# Who fishing this weekend



## cocoflea (Aug 1, 2002)

Alright folks who is going to get some fishing in before the fireworks and maybe have their own fishing fireworks.


----------



## Kozlow (Oct 25, 2002)

*yOU HAVE THE ODDS IN YOUR FAVOR*

Looks like it's gonna be all you cocoflea. I myself like those odds 
Hope you limit out.


----------



## TopSnipe (Apr 24, 2002)

Some of us in between you two guys (geographically)  are hitting the shore too!


----------



## addict (Apr 26, 2003)

Just got back from the south shore of LI. Saw 8 stripers bet 32-44#'s.

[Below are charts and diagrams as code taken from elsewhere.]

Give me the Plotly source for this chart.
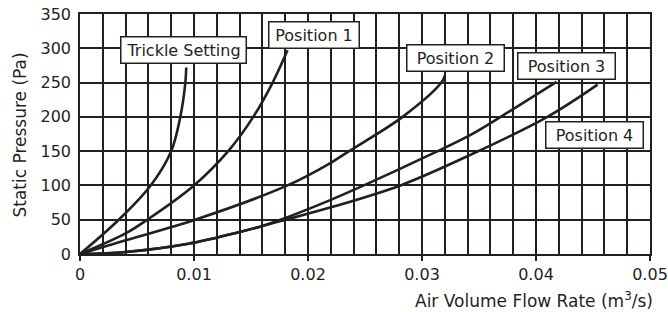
import plotly.graph_objects as go

# ---- data ----
trickle_flow = [0, 0.0034, 0.0062, 0.0080, 0.0088, 0.00924, 0.00932]
trickle_p = [0, 50, 100, 150, 200, 250, 272]

pos1_flow = [0, 0.004, 0.0059, 0.0100, 0.0130, 0.0152, 0.0169, 0.0182]
pos1_p = [0, 30, 50, 100, 150, 200, 250, 297]

pos2_flow = [0, 0.004, 0.0101, 0.0182, 0.0220, 0.0236, 0.0283, 0.0317, 0.0320]
pos2_p = [0, 20, 50, 100, 133, 150, 200, 250, 260]

pos3_flow = [0, 0.004, 0.0095, 0.014, 0.016, 0.0176, 0.022, 0.0249, 0.031, 0.0343, 0.0369, 0.0418]
pos3_p = [0, 3, 15, 32, 41, 50, 79, 100, 147, 174, 200, 251]

pos4_flow = [0, 0.004, 0.0095, 0.014, 0.016, 0.0176, 0.022, 0.0281, 0.0343, 0.041, 0.0454]
pos4_p = [0, 3, 15, 32, 41, 48, 68, 100, 145, 200, 247]

labels = ["Trickle Setting", "Position 1", "Position 2", "Position 3", "Position 4"]
label_x = [0.00911, 0.02052, 0.03297, 0.04267, 0.04515]
label_y = [298, 320, 286, 274.6, 173.5]
label_w = [118, 83, 90, 90, 90]

x_title = "Air Volume Flow Rate (m<sup>3</sup>/s)"
y_title = "Static Pressure (Pa)"

INK = "#231f20"
FONT = "DejaVu Sans"

fig = go.Figure()
for fx, py in [(trickle_flow, trickle_p), (pos1_flow, pos1_p), (pos2_flow, pos2_p),
               (pos3_flow, pos3_p), (pos4_flow, pos4_p)]:
    fig.add_trace(go.Scatter(x=fx, y=py, mode="lines",
                             line=dict(color=INK, width=2.6, shape="spline", smoothing=1.0),
                             showlegend=False, hoverinfo="skip"))

for t, lx, ly, w in zip(labels, label_x, label_y, label_w):
    fig.add_annotation(x=lx, y=ly, xref="x", yref="y", text=t, showarrow=False,
                       font=dict(family=FONT, size=16, color=INK), width=w, align="center",
                       bgcolor="white", bordercolor=INK, borderwidth=1.5, borderpad=3,
                       xanchor="center", yanchor="middle")

fig.add_annotation(x=1.0096, y=-0.192, xref="paper", yref="paper", text=x_title,
                   showarrow=False, xanchor="right", yanchor="middle",
                   font=dict(family=FONT, size=17, color=INK))
fig.add_annotation(x=-0.106, y=0.496, xref="paper", yref="paper", text=y_title,
                   showarrow=False, xanchor="center", yanchor="middle", textangle=-90,
                   font=dict(family=FONT, size=17, color=INK))

fig.update_xaxes(range=[0, 0.05], dtick=0.01, tick0=0, showgrid=True, gridcolor=INK, gridwidth=1.5,
                 minor=dict(dtick=0.002, showgrid=True, gridcolor=INK, gridwidth=1.5, ticks=""),
                 ticks="outside", ticklen=5, tickwidth=1.5, tickcolor=INK,
                 showline=True, linecolor=INK, linewidth=1.5, mirror=True, zeroline=False,
                 automargin=False,
                 tickfont=dict(family=FONT, size=16, color=INK), fixedrange=True)
fig.update_yaxes(range=[0, 350], dtick=50, tick0=0, showgrid=True, gridcolor=INK, gridwidth=1.5,
                 ticks="", ticklabelstandoff=4, automargin=False,
                 showline=True, linecolor=INK, linewidth=1.5, mirror=True, zeroline=False,
                 tickfont=dict(family=FONT, size=16, color=INK), fixedrange=True)

fig.update_layout(width=668, height=312, margin=dict(l=80, r=18, t=14, b=58, autoexpand=False),
                  paper_bgcolor="white", plot_bgcolor="white",
                  font=dict(family=FONT, color=INK))

fig.write_html("out.html", config={"displayModeBar": False},
               post_script="document.body.style.margin='0';document.body.style.overflow='hidden';")
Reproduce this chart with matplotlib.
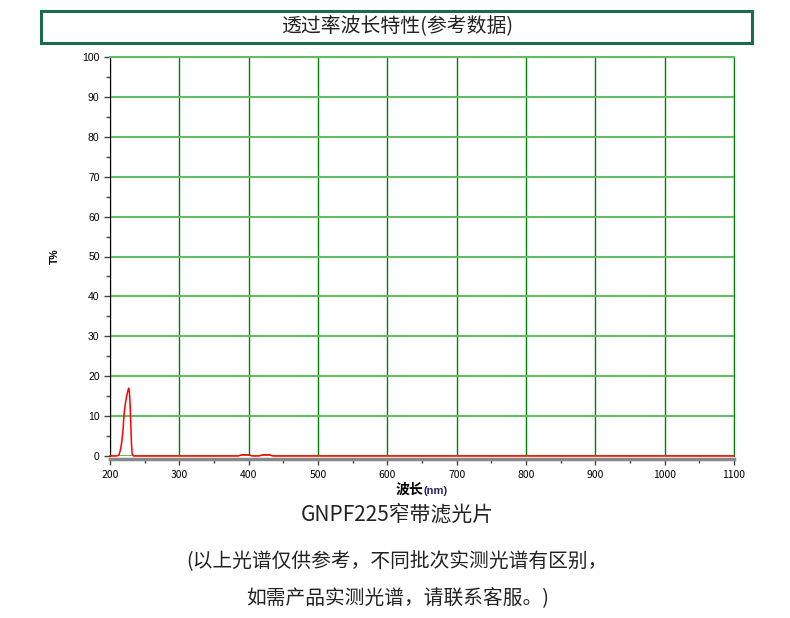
import matplotlib
matplotlib.use("Agg")
import matplotlib.pyplot as plt
from matplotlib.patches import Rectangle
from matplotlib.ticker import MultipleLocator

plt.rcParams['font.family'] = ['Noto Sans CJK SC', 'DejaVu Sans']

# data
bolgelengde = [200, 210, 213, 215, 217, 219, 220, 222, 224, 226, 227, 228, 229, 230, 231, 232, 234,
               240, 385, 390, 400, 405, 415, 420, 430, 435, 1100]
transmisjon = [0, 0, 0.3, 1.5, 3.5, 7, 10, 13, 15, 16.5, 17, 16, 13, 8, 3, 0.5, 0,
               0, 0, 0.3, 0.3, 0, 0, 0.3, 0.3, 0, 0]

xticks = [200, 300, 400, 500, 600, 700, 800, 900, 1000, 1100]
yticks = [0, 10, 20, 30, 40, 50, 60, 70, 80, 90, 100]

tittel = "透过率波长特性(参考数据)"
produkt = "GNPF225窄带滤光片"
merknad1 = "(以上光谱仅供参考，不同批次实测光谱有区别，"
merknad2 = "如需产品实测光谱，请联系客服。)"

fig = plt.figure(figsize=(7.9, 6.18), dpi=100)
fig.patch.set_facecolor("white")

# tittelboks
fig.patches.append(Rectangle((41/790, 1-43/618), 711/790, 32/618, transform=fig.transFigure,
                             fill=False, edgecolor="#1d6b4f", linewidth=2.2))
fig.text(0.503, 1-27/618, tittel, ha="center", va="center", fontsize=14.3, color="#222222")

ax = fig.add_axes([110/790, 1-456/618, 624/790, 399/618])
ax.plot(bolgelengde, transmisjon, color="red", linewidth=1.1, zorder=5, clip_on=False)

ax.set_xlim(200, 1100)
ax.set_ylim(0, 100)
ax.set_xticks(xticks)
ax.set_yticks(yticks)
ax.xaxis.set_minor_locator(MultipleLocator(50))
ax.yaxis.set_minor_locator(MultipleLocator(5))
ax.tick_params(axis="both", which="major", labelsize=7.5, length=4, width=1, direction="out", color="#444444")
ax.tick_params(axis="both", which="minor", length=3, width=1, direction="out", color="#444444")
ax.tick_params(axis="x", pad=4)
for lbl in ax.get_xticklabels() + ax.get_yticklabels():
    lbl.set_family(["Liberation Sans", "DejaVu Sans"])

ax.xaxis.grid(True, which="major", color="#008000", linewidth=1)
ax.yaxis.grid(True, which="major", color="#66bb66", linewidth=1.5)
ax.set_axisbelow(True)

ax.spines["left"].set_color("black")
ax.spines["bottom"].set_color("#888888")
ax.spines["bottom"].set_linewidth(2.5)
ax.spines["bottom"].set_position(("outward", 2))
ax.spines["top"].set_color("#66bb66")
ax.spines["top"].set_linewidth(1.5)
ax.spines["right"].set_color("#008000")

ax.set_ylabel("T%", fontsize=7.5, fontweight="bold", labelpad=16, family=["Liberation Sans", "DejaVu Sans"])
fig.text(423/790, 1-490/618, "波长", ha="right", va="center", fontsize=10, fontweight="bold")
fig.text(423/790, 1-491/618, "(nm)", ha="left", va="center", fontsize=8, fontweight="bold",
         color="#222266", family=["Liberation Sans", "DejaVu Sans"])

fig.text(0.503, 1-515/618, produkt, ha="center", va="center", fontsize=15, color="#222222")
fig.text(0.503, 1-562/618, merknad1, ha="center", va="center", fontsize=14.2, color="#222222")
fig.text(0.503, 1-599/618, merknad2, ha="center", va="center", fontsize=14.2, color="#222222")

fig.savefig("out.png", dpi=100)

Chunking from surf. Reports of a 52#er caught this morning. I'll be back out there saturday night.


----------



## cocoflea (Aug 1, 2002)

I know the weekend just started but I had to let everyone know the Blues and stripers are keeping me busy will give you more details on Monday

Thight lines to all!


----------



## Manayunk Jake (Oct 3, 2001)

Greetings cocoflea!

Sounds like you have some serious catching-up to do... Don't forget to take plenty of pics and post your results!


----------



## cocoflea (Aug 1, 2002)

Ok short story 3 days fishings 2 bass and 10 blues no bragging size,but there is life at cumming beach


----------